# start of Source material

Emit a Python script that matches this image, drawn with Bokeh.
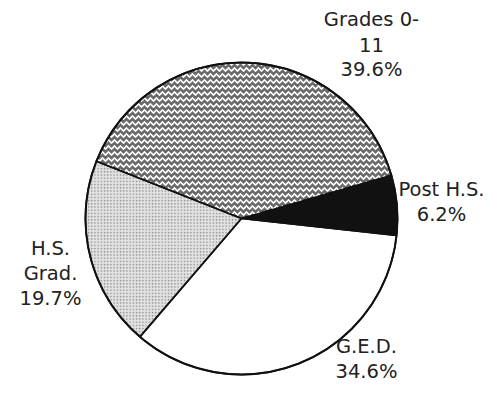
import math
from bokeh.plotting import figure
from bokeh.models import ColumnDataSource, Range1d
from bokeh.core.properties import value
from bokeh.embed import file_html
from bokeh.resources import INLINE

# ---- data (counter-clockwise order, starting just below the 3 o'clock position)
categories = ["Post H.S.", "Grades 0-11", "H.S. Grad.", "G.E.D."]
label_lines = [["Post H.S."], ["Grades 0-", "11"], ["H.S.", "Grad."], ["G.E.D."]]
percents = [6.2, 39.6, 19.7, 34.6]

# ---- styles
fills = ["#111111", "#6a6a6a", "#e2e2e2", "#ffffff"]
hatches = [" ", "horizontal_wave", "dot", " "]
hatch_colors = ["#111111", "#ffffff", "#8f8f8f", "#ffffff"]
hatch_scales = [8, 6, 3.2, 8]
hatch_weights = [1, 1.7, 1.3, 1]

# layout (pixels, frame coords with y up)
W, H = 485, 385
CX, CY = 241, 167
R = 156
START_DEG = -6.2
FONT = "DejaVu Sans"
FSIZE = "19.5px"
LINE_STEP = 25
# label first-line vertical middles, measured from top (x centre, y middle)
label_pos = [(441, 189), (371, 19), (50, 248), (366, 346)]

total = sum(percents)
starts, ends = [], []
a = math.radians(START_DEG)
for v in percents:
    starts.append(a)
    a += v / total * 2 * math.pi
    ends.append(a)

src = ColumnDataSource(dict(
    cat=categories, start=starts, end=ends, fill=fills, hatch=hatches,
    hcolor=hatch_colors, hscale=hatch_scales, hweight=hatch_weights,
    x=[CX] * len(categories), y=[CY] * len(categories),
))

p = figure(width=W, height=H, x_range=Range1d(0, W), y_range=Range1d(0, H),
           output_backend="svg", toolbar_location=None,
           x_axis_location=None, y_axis_location=None, min_border=0)
p.grid.visible = False
p.outline_line_color = None
p.background_fill_color = "white"
p.border_fill_color = "white"

# solid fills
p.wedge(x="x", y="y", radius=R, start_angle="start", end_angle="end",
        fill_color="fill", line_color=None, source=src)
# texture overlay
p.wedge(x="x", y="y", radius=R, start_angle="start", end_angle="end",
        fill_color=None, hatch_pattern="hatch", hatch_color="hcolor",
        hatch_scale="hscale", hatch_weight="hweight",
        line_color="#111111", line_width=1.6, source=src)
# outer rim
p.circle(x=[CX], y=[CY], radius=R, fill_color=None, line_color="#111111", line_width=2)

tx, ty, tt = [], [], []
for lines, v, (lx, ly) in zip(label_lines, percents, label_pos):
    all_lines = lines + [f"{v:.1f}%"]
    for i, s in enumerate(all_lines):
        tx.append(lx)
        ty.append(H - (ly + i * LINE_STEP))
        tt.append(s)

p.text(x=tx, y=ty, text=tt, text_align="center", text_baseline="middle",
       text_font=value(FONT), text_font_size=value(FSIZE), text_color="#222222")

open("out.html", "w").write(file_html(p, INLINE))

# end of Source material

Leave the pictures out and reproduce exactly the lines from the top of the listing above through the line with "from bokeh.resources import INLINE".

Emit a Python script that matches this image, drawn with Bokeh.
import math
from bokeh.plotting import figure
from bokeh.models import ColumnDataSource, Range1d
from bokeh.core.properties import value
from bokeh.embed import file_html
from bokeh.resources import INLINE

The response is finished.